--- start Information shown ---
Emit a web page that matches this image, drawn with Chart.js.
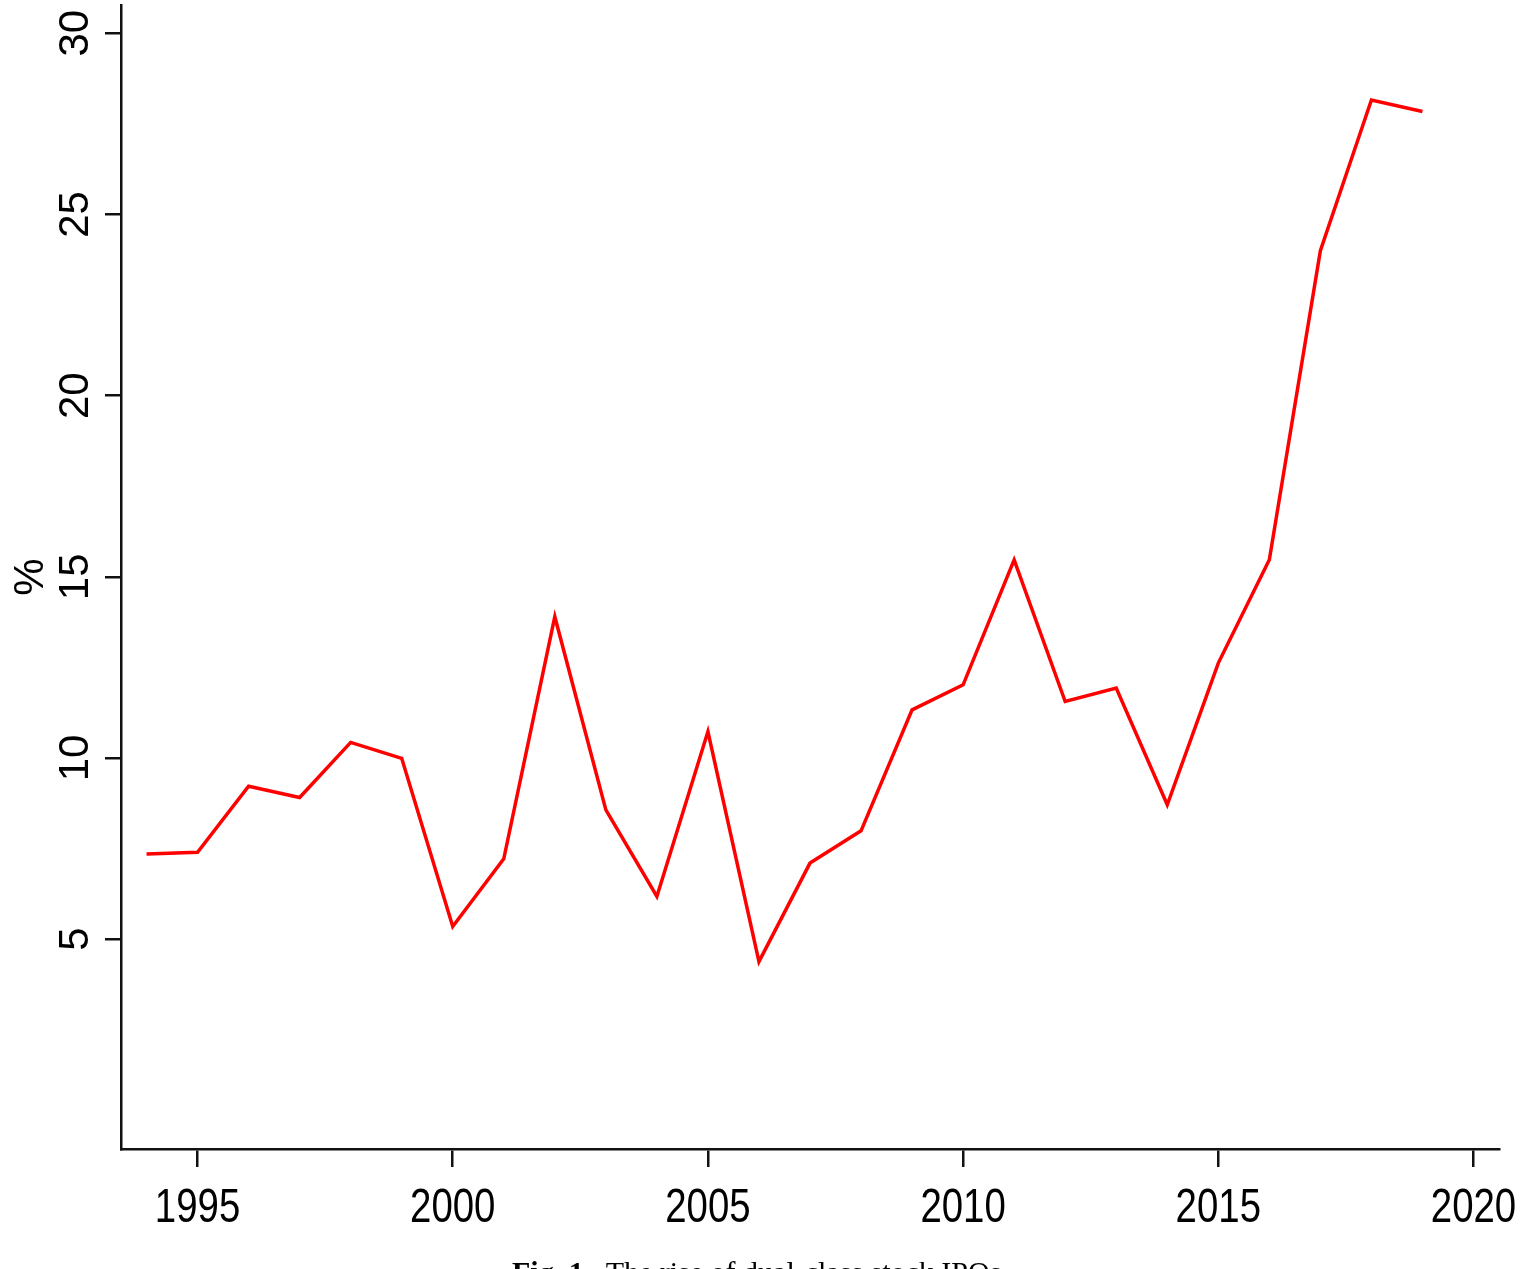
<!DOCTYPE html>
<html>
<head>
<meta charset="utf-8">
<script src="https://cdn.jsdelivr.net/npm/chart.js@4/dist/chart.umd.min.js"></script>
<style>
  html, body { margin: 0; padding: 0; background: #fff; overflow: hidden; }
  #wrap { position: relative; width: 1534px; height: 1269px; overflow: hidden; }
  #caption {
    position: absolute;
    left: 512px;
    top: 1257px;
    font: 30px/30px "Liberation Serif", "Times New Roman", serif;
    color: #000;
    white-space: nowrap;
  }
</style>
</head>
<body>
<div id="wrap">
  <canvas id="ipoChart" width="1534" height="1269"></canvas>
  <div id="caption"><b>Fig. 1.</b>&nbsp; The rise of dual-class stock IPOs.</div>
</div>
<script>
/* ─── Data ─── */
const years = [
  1994, 1995, 1996, 1997, 1998, 1999, 2000, 2001, 2002, 2003, 2004, 2005, 2006,
  2007, 2008, 2009, 2010, 2011, 2012, 2013, 2014, 2015, 2016, 2017, 2018, 2019,
];
const dualClassShare = [
  7.35, 7.4, 9.22, 8.91, 10.43, 9.99, 5.35, 7.22, 13.9, 8.57, 6.18, 10.73, 4.38,
  7.1, 7.99, 11.33, 12.02, 15.47, 11.56, 11.93, 8.71, 12.62, 15.47, 24.0, 28.16, 27.84,
];
const xTicks = [1995, 2000, 2005, 2010, 2015, 2020];
const yTicks = [5, 10, 15, 20, 25, 30];
const yTitle = "%";

const axisColor = "#111";

/* ─── Tick labels (rotated y, condensed x) ─── */
const labelPlugin = {
  id: "stataLabels",
  afterDraw(chart) {
    const c = chart.ctx;
    const xs = chart.scales.x;
    const ys = chart.scales.y;
    c.save();
    c.fillStyle = "#000";

    // y labels, read bottom-to-top
    c.font = '42px "Liberation Sans", Arial, sans-serif';
    c.textAlign = "center";
    c.textBaseline = "middle";
    yTicks.forEach((v) => {
      const py = ys.getPixelForValue(v);
      c.save();
      c.translate(76, py);
      c.rotate(-Math.PI / 2);
      c.fillText(String(v), 0, 0);
      c.restore();
    });

    // y title
    c.save();
    c.translate(31, (chart.chartArea.top + chart.chartArea.bottom) / 2);
    c.rotate(-Math.PI / 2);
    c.fillText(yTitle, 0, 0);
    c.restore();

    // x labels
    c.font = '48px "Liberation Sans", Arial, sans-serif';
    c.textBaseline = "alphabetic";
    xTicks.forEach((v) => {
      const px = xs.getPixelForValue(v);
      c.save();
      c.translate(px, 1222);
      c.scale(0.8, 1);
      c.fillText(String(v), 0, 0);
      c.restore();
    });
    c.restore();
  },
};

/* ─── Line Chart ─── */
const ctx = document.getElementById("ipoChart");

new Chart(ctx, {
  type: "line",
  data: {
    datasets: [
      {
        data: years.map((y, i) => ({ x: y, y: dualClassShare[i] })),
        borderColor: "#ff0000",
        borderWidth: 3.5,
        pointRadius: 0,
        tension: 0,
        fill: false,
      },
    ],
  },
  options: {
    responsive: false,
    animation: false,
    layout: { padding: { top: 5, right: 35, left: 0, bottom: 0 } },
    plugins: {
      legend: { display: false },
      tooltip: { enabled: false },
    },
    scales: {
      x: {
        type: "linear",
        min: 1993.5,
        max: 2020.5,
        afterBuildTicks: (s) => {
          s.ticks = xTicks.map((v) => ({ value: v }));
        },
        afterFit: (s) => {
          s.height = 120;
        },
        ticks: { display: false },
        grid: {
          drawOnChartArea: false,
          drawTicks: true,
          tickLength: 18,
          color: axisColor,
          lineWidth: 2.5,
        },
        border: { display: true, color: axisColor, width: 2.5 },
      },
      y: {
        min: -0.79,
        max: 30.78,
        afterBuildTicks: (s) => {
          s.ticks = yTicks.map((v) => ({ value: v }));
        },
        afterFit: (s) => {
          s.width = 121;
        },
        ticks: { display: false },
        grid: {
          drawOnChartArea: false,
          drawTicks: true,
          tickLength: 16,
          color: axisColor,
          lineWidth: 2.5,
        },
        border: { display: true, color: axisColor, width: 2.5 },
      },
    },
  },
  plugins: [labelPlugin],
});
</script>
</body>
</html>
--- end Information shown ---
*Goal*.
Quote in full the listing given above; the images are to be left out.

*Problem solution*.
Emit a web page that matches this image, drawn with Chart.js.
<!DOCTYPE html>
<html>
<head>
<meta charset="utf-8">
<script src="https://cdn.jsdelivr.net/npm/chart.js@4/dist/chart.umd.min.js"></script>
<style>
  html, body { margin: 0; padding: 0; background: #fff; overflow: hidden; }
  #wrap { position: relative; width: 1534px; height: 1269px; overflow: hidden; }
  #caption {
    position: absolute;
    left: 512px;
    top: 1257px;
    font: 30px/30px "Liberation Serif", "Times New Roman", serif;
    color: #000;
    white-space: nowrap;
  }
</style>
</head>
<body>
<div id="wrap">
  <canvas id="ipoChart" width="1534" height="1269"></canvas>
  <div id="caption"><b>Fig. 1.</b>&nbsp; The rise of dual-class stock IPOs.</div>
</div>
<script>
/* ─── Data ─── */
const years = [
  1994, 1995, 1996, 1997, 1998, 1999, 2000, 2001, 2002, 2003, 2004, 2005, 2006,
  2007, 2008, 2009, 2010, 2011, 2012, 2013, 2014, 2015, 2016, 2017, 2018, 2019,
];
const dualClassShare = [
  7.35, 7.4, 9.22, 8.91, 10.43, 9.99, 5.35, 7.22, 13.9, 8.57, 6.18, 10.73, 4.38,
  7.1, 7.99, 11.33, 12.02, 15.47, 11.56, 11.93, 8.71, 12.62, 15.47, 24.0, 28.16, 27.84,
];
const xTicks = [1995, 2000, 2005, 2010, 2015, 2020];
const yTicks = [5, 10, 15, 20, 25, 30];
const yTitle = "%";

const axisColor = "#111";

/* ─── Tick labels (rotated y, condensed x) ─── */
const labelPlugin = {
  id: "stataLabels",
  afterDraw(chart) {
    const c = chart.ctx;
    const xs = chart.scales.x;
    const ys = chart.scales.y;
    c.save();
    c.fillStyle = "#000";

    // y labels, read bottom-to-top
    c.font = '42px "Liberation Sans", Arial, sans-serif';
    c.textAlign = "center";
    c.textBaseline = "middle";
    yTicks.forEach((v) => {
      const py = ys.getPixelForValue(v);
      c.save();
      c.translate(76, py);
      c.rotate(-Math.PI / 2);
      c.fillText(String(v), 0, 0);
      c.restore();
    });

    // y title
    c.save();
    c.translate(31, (chart.chartArea.top + chart.chartArea.bottom) / 2);
    c.rotate(-Math.PI / 2);
    c.fillText(yTitle, 0, 0);
    c.restore();

    // x labels
    c.font = '48px "Liberation Sans", Arial, sans-serif';
    c.textBaseline = "alphabetic";
    xTicks.forEach((v) => {
      const px = xs.getPixelForValue(v);
      c.save();
      c.translate(px, 1222);
      c.scale(0.8, 1);
      c.fillText(String(v), 0, 0);
      c.restore();
    });
    c.restore();
  },
};

/* ─── Line Chart ─── */
const ctx = document.getElementById("ipoChart");

new Chart(ctx, {
  type: "line",
  data: {
    datasets: [
      {
        data: years.map((y, i) => ({ x: y, y: dualClassShare[i] })),
        borderColor: "#ff0000",
        borderWidth: 3.5,
        pointRadius: 0,
        tension: 0,
        fill: false,
      },
    ],
  },
  options: {
    responsive: false,
    animation: false,
    layout: { padding: { top: 5, right: 35, left: 0, bottom: 0 } },
    plugins: {
      legend: { display: false },
      tooltip: { enabled: false },
    },
    scales: {
      x: {
        type: "linear",
        min: 1993.5,
        max: 2020.5,
        afterBuildTicks: (s) => {
          s.ticks = xTicks.map((v) => ({ value: v }));
        },
        afterFit: (s) => {
          s.height = 120;
        },
        ticks: { display: false },
        grid: {
          drawOnChartArea: false,
          drawTicks: true,
          tickLength: 18,
          color: axisColor,
          lineWidth: 2.5,
        },
        border: { display: true, color: axisColor, width: 2.5 },
      },
      y: {
        min: -0.79,
        max: 30.78,
        afterBuildTicks: (s) => {
          s.ticks = yTicks.map((v) => ({ value: v }));
        },
        afterFit: (s) => {
          s.width = 121;
        },
        ticks: { display: false },
        grid: {
          drawOnChartArea: false,
          drawTicks: true,
          tickLength: 16,
          color: axisColor,
          lineWidth: 2.5,
        },
        border: { display: true, color: axisColor, width: 2.5 },
      },
    },
  },
  plugins: [labelPlugin],
});
</script>
</body>
</html>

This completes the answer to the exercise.